Originally Posted by pdcue
I think the gods are punishing you for rolling a cue on a pool table.
Or the rails of a pool table. Or the shipping crate of a pool table.
Or the floor under a pool table.
If it has a true taper roll, that should not make the tip end bounce.
If, however, the shaft is warped, that could do it.
Sight down the shaft like a rifle.
All will be revealed.
Dale(president of the friends don't let friends roll cues association)
Not a fan of rolling a cue to check for straightness, heh?
I agree, it's not the best method, but can be used for a quick determination of sorts.
In this particular case, the jnt. faces are suspect.
Connect the shaft & tighten. Roll the cue. It wobbles.
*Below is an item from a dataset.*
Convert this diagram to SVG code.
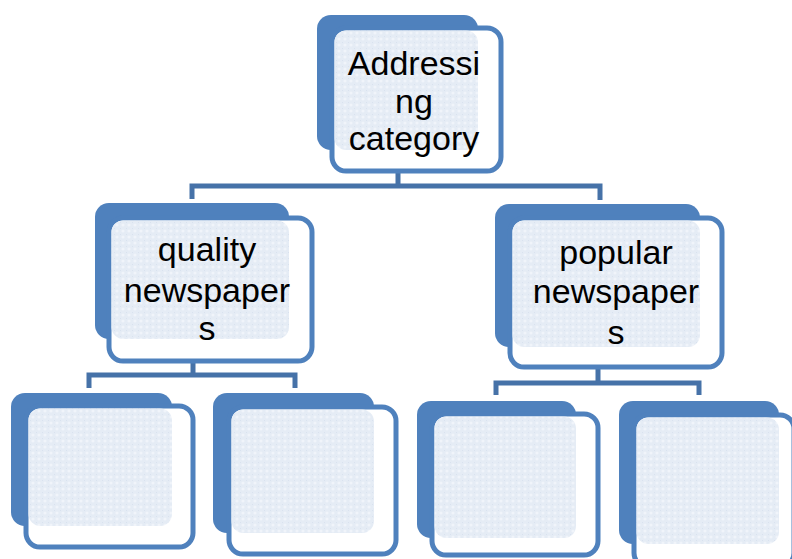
<svg xmlns="http://www.w3.org/2000/svg" width="792" height="559" viewBox="0 0 792 559">
  <defs>
    <pattern id="tex" width="6" height="6" patternUnits="userSpaceOnUse">
      <rect width="6" height="6" fill="#e5ecf5"/>
      <circle cx="3" cy="3" r="1.6" fill="#f0f4fa"/>
      <rect x="0" y="0" width="1" height="1" fill="#d9e2ef"/>
    </pattern>
  </defs>
  <style>
    .back { fill: #4f81bd; }
    .front { fill: #ffffff; stroke: #4f81bd; stroke-width: 5; }
    .tex { fill: url(#tex); }
    .conn { fill: none; stroke: #4672a8; stroke-width: 5; stroke-linejoin: miter; }
    .lbl { font-family: "Liberation Sans", Arial, sans-serif; font-size: 34px; fill: #000000; text-anchor: middle; }
  </style>
  <rect width="792" height="559" fill="#ffffff"/>

  <g id="connectors">
    <path class="conn" d="M398,172 V186 M192,199 V186 H600 V200"/>
    <path class="conn" d="M193,362 V375 M89,388 V375 H295 V388"/>
    <path class="conn" d="M598,368 V383 M496,395 V383 H699 V395"/>
  </g>

  <g id="node-top">
    <rect class="back" x="317" y="15" width="161" height="135" rx="14"/>
    <rect class="front" x="332" y="28" width="169" height="143" rx="14"/>
    <rect class="tex" x="334.5" y="30.5" width="143.5" height="119.5" rx="12"/>
    <text class="lbl" x="414" y="75">Addressi</text>
    <text class="lbl" x="414" y="113">ng</text>
    <text class="lbl" x="414" y="150">category</text>
  </g>

  <g id="node-quality">
    <rect class="back" x="95" y="203" width="194" height="136" rx="14"/>
    <rect class="front" x="109" y="218" width="203" height="143" rx="14"/>
    <rect class="tex" x="111.5" y="220.5" width="177.5" height="118.5" rx="12"/>
    <text class="lbl" x="207" y="261">quality</text>
    <text class="lbl" x="207" y="302">newspaper</text>
    <text class="lbl" x="207" y="340">s</text>
  </g>

  <g id="node-popular">
    <rect class="back" x="495" y="204" width="205" height="143" rx="14"/>
    <rect class="front" x="510" y="218" width="212" height="149" rx="14"/>
    <rect class="tex" x="512.5" y="220.5" width="187.5" height="126.5" rx="12"/>
    <text class="lbl" x="616" y="264">popular</text>
    <text class="lbl" x="616" y="303">newspaper</text>
    <text class="lbl" x="616" y="344">s</text>
  </g>

  <g id="node-q1">
    <rect class="back" x="11" y="393" width="161" height="133" rx="14"/>
    <rect class="front" x="26" y="406" width="167" height="141" rx="14"/>
    <rect class="tex" x="28.5" y="408.5" width="143.5" height="117.5" rx="12"/>
  </g>

  <g id="node-q2">
    <rect class="back" x="213" y="393" width="161" height="140" rx="14"/>
    <rect class="front" x="229" y="407" width="167" height="147" rx="14"/>
    <rect class="tex" x="231.5" y="409.5" width="142.5" height="123.5" rx="12"/>
  </g>

  <g id="node-p1">
    <rect class="back" x="417" y="401" width="159" height="137" rx="14"/>
    <rect class="front" x="432" y="414" width="166" height="141" rx="14"/>
    <rect class="tex" x="434.5" y="416.5" width="141.5" height="121.5" rx="12"/>
  </g>

  <g id="node-p2">
    <rect class="back" x="619" y="401" width="160" height="143" rx="14"/>
    <rect class="front" x="634" y="415" width="160" height="152" rx="14"/>
    <rect class="tex" x="636.5" y="417.5" width="142.5" height="126.5" rx="12"/>
  </g>
</svg>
OK, now loosen the shaft about an 1/8 of a turn and roll it again.
If the wobble has now disappeared, it's likely that the jnt. needs faced.
People are very quick to think their pin is bent. Why, I don't know.
999 times out of 1,000 it's not the pin.
Try bending a 3" long pc of 5/16 or 3/8 stainless steel threaded rod and tell us how you make out.
You ain't going to do it by hand.
As to the pin bottoming-out and not allowing the faces to properly mate,
what CM drills the hole in the shaft the exact same depth as the length of the exposed pin?
"Oh, I'm trying to be more perfect than everyone else". Really???
And you never thought that at some point in the future, your perfect cue wouldn't need facings???
The cue in question, in this thread anyway, sounds as though the faces aren't true to one another.
A very light cut of the faces, usually .001" or less will remedy the flopping-fish syndrome.
If the cue is inspected properly, you may have to cut only one face.